*What is needed*: Gather up all lines that carry the word "this".

Charts and diagrams as code:
━━━━━━━━━━━━━━━━
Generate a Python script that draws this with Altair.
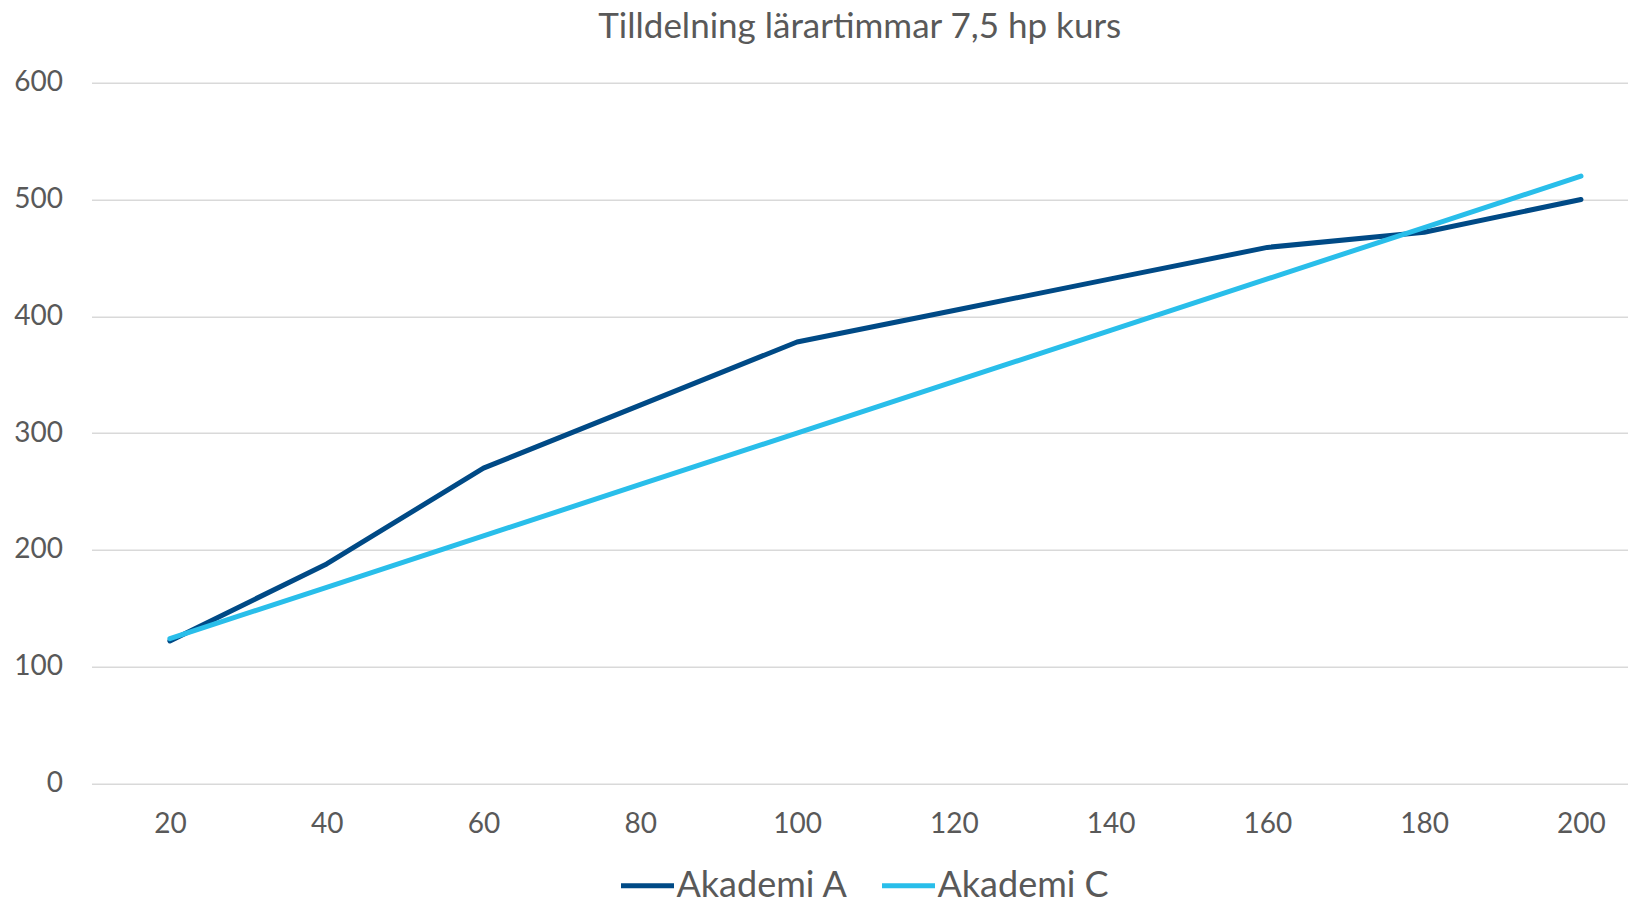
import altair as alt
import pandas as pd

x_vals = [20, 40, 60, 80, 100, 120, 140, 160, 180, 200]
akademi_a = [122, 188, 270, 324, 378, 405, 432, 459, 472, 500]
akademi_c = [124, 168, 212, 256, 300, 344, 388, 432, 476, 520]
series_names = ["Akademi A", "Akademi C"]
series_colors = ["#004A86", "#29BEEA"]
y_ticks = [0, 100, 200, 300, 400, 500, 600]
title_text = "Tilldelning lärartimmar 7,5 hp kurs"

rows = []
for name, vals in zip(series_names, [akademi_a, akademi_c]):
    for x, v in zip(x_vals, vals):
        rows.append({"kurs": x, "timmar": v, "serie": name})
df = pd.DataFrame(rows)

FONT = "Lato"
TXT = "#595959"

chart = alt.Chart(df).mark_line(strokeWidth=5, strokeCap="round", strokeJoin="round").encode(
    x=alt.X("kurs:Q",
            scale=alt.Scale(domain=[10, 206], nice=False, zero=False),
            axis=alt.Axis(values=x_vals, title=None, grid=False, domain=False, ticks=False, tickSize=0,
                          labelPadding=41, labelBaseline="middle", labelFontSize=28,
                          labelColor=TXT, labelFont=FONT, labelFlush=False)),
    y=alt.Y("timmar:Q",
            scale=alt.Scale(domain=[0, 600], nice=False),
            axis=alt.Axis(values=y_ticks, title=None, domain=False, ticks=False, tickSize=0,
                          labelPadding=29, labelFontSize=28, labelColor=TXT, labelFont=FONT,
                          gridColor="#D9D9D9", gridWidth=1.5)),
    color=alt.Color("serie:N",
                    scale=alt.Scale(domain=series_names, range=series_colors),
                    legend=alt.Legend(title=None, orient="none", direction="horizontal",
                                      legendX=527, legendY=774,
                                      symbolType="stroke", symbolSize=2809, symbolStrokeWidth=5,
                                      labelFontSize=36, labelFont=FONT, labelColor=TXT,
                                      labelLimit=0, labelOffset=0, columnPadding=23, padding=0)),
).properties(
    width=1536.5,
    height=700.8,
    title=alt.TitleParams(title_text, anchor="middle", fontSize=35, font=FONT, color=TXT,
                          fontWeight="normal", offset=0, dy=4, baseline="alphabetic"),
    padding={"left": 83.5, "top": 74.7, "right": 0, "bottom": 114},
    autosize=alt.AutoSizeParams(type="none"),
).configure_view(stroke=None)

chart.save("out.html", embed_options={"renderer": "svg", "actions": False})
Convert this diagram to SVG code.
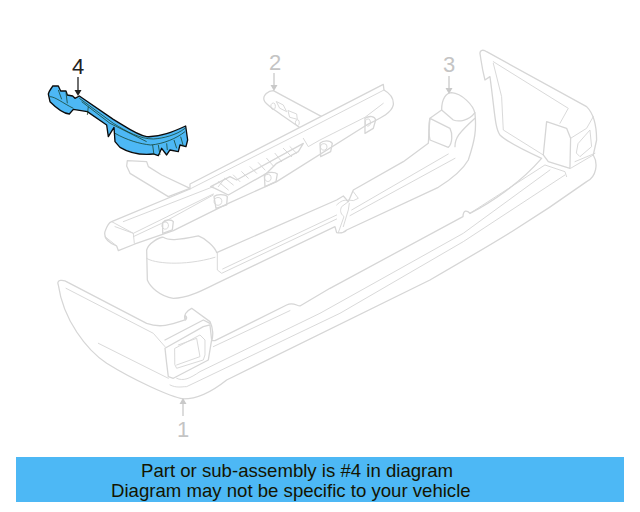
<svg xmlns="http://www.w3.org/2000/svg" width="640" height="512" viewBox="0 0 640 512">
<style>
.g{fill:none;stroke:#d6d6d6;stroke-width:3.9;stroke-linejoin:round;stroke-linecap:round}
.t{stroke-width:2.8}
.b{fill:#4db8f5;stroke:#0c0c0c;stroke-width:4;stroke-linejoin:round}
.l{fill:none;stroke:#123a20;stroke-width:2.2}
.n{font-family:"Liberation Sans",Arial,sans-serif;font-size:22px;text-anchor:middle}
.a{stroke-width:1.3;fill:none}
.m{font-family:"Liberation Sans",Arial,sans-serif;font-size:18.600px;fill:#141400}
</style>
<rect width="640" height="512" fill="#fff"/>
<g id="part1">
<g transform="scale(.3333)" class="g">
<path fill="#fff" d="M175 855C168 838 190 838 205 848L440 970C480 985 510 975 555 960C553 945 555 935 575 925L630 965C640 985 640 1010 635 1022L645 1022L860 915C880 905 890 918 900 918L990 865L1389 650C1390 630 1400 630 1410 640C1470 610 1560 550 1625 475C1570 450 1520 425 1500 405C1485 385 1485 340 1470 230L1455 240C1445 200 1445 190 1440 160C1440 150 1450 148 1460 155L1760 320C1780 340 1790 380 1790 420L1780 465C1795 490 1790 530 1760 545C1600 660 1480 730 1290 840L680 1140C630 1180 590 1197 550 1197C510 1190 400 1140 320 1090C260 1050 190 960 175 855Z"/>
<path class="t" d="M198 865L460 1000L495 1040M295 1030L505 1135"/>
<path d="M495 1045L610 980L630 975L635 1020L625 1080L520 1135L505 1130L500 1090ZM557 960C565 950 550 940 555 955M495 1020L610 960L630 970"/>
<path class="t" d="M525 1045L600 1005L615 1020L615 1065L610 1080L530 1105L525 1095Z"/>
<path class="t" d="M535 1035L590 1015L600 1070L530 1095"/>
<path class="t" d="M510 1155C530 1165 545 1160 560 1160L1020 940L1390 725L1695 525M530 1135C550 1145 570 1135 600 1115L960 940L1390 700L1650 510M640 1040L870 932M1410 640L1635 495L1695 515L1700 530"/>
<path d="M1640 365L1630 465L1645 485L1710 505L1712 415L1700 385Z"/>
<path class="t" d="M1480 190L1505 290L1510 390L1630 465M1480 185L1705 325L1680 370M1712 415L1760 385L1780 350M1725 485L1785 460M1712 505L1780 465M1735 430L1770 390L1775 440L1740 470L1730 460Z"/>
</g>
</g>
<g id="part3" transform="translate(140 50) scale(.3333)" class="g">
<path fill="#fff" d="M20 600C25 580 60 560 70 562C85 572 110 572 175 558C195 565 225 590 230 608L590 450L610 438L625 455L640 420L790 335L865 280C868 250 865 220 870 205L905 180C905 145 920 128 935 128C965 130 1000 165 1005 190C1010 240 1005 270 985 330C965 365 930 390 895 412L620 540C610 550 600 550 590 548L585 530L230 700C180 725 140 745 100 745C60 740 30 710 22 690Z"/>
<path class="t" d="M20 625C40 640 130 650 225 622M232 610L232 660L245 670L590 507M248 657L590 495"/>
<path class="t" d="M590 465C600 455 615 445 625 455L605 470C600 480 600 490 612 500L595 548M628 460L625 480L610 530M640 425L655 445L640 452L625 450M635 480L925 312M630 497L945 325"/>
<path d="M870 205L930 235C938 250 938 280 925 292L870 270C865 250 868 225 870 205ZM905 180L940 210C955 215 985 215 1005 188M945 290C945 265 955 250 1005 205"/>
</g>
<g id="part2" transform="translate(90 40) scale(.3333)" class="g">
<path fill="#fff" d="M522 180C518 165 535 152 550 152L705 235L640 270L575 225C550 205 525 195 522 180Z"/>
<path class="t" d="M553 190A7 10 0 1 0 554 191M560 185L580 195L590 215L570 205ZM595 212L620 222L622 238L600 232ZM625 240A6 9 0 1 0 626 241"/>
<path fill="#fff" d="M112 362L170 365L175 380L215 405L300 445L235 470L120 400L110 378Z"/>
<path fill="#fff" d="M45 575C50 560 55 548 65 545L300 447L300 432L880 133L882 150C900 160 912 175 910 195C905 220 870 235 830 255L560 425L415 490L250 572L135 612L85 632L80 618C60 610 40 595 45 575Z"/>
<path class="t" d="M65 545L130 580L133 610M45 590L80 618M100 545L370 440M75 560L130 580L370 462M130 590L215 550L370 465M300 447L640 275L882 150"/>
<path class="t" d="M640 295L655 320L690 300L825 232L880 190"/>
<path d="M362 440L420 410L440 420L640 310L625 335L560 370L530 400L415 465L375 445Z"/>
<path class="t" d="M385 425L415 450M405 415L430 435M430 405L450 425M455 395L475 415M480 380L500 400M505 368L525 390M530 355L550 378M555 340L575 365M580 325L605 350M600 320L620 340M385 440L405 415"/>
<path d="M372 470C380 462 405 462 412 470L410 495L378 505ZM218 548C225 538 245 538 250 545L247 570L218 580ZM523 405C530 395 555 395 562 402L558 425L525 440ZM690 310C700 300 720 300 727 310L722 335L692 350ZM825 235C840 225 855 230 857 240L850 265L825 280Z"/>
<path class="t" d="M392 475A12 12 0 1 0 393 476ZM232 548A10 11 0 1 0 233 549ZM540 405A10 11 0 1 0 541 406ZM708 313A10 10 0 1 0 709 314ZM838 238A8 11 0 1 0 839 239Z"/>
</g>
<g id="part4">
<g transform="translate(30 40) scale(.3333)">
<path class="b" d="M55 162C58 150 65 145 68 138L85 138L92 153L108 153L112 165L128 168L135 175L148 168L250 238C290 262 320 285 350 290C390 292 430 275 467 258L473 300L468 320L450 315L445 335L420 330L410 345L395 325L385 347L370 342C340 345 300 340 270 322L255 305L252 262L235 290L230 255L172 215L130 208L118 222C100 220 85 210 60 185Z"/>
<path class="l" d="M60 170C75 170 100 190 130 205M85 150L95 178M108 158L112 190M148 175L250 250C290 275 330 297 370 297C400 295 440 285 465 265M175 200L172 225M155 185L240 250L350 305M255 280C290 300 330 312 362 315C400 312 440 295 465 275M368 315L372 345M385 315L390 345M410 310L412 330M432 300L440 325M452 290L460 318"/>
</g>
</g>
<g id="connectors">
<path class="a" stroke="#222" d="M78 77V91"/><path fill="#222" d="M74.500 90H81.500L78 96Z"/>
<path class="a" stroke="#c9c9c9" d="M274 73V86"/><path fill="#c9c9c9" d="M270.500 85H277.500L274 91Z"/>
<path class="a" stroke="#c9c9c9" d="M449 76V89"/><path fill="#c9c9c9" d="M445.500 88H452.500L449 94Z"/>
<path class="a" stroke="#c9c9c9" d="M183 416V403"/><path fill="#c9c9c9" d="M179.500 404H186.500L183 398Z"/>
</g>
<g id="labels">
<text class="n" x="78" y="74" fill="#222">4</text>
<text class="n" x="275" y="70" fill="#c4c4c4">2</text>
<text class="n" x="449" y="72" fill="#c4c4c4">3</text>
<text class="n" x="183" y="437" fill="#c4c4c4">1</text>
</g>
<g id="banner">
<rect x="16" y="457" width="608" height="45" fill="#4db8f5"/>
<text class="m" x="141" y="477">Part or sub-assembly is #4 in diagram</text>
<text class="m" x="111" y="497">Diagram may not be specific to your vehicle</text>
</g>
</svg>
━━━━━━━━━━━━━━━━
*Task solution*:
Generate a Python script that draws this with Altair.
Convert this diagram to SVG code.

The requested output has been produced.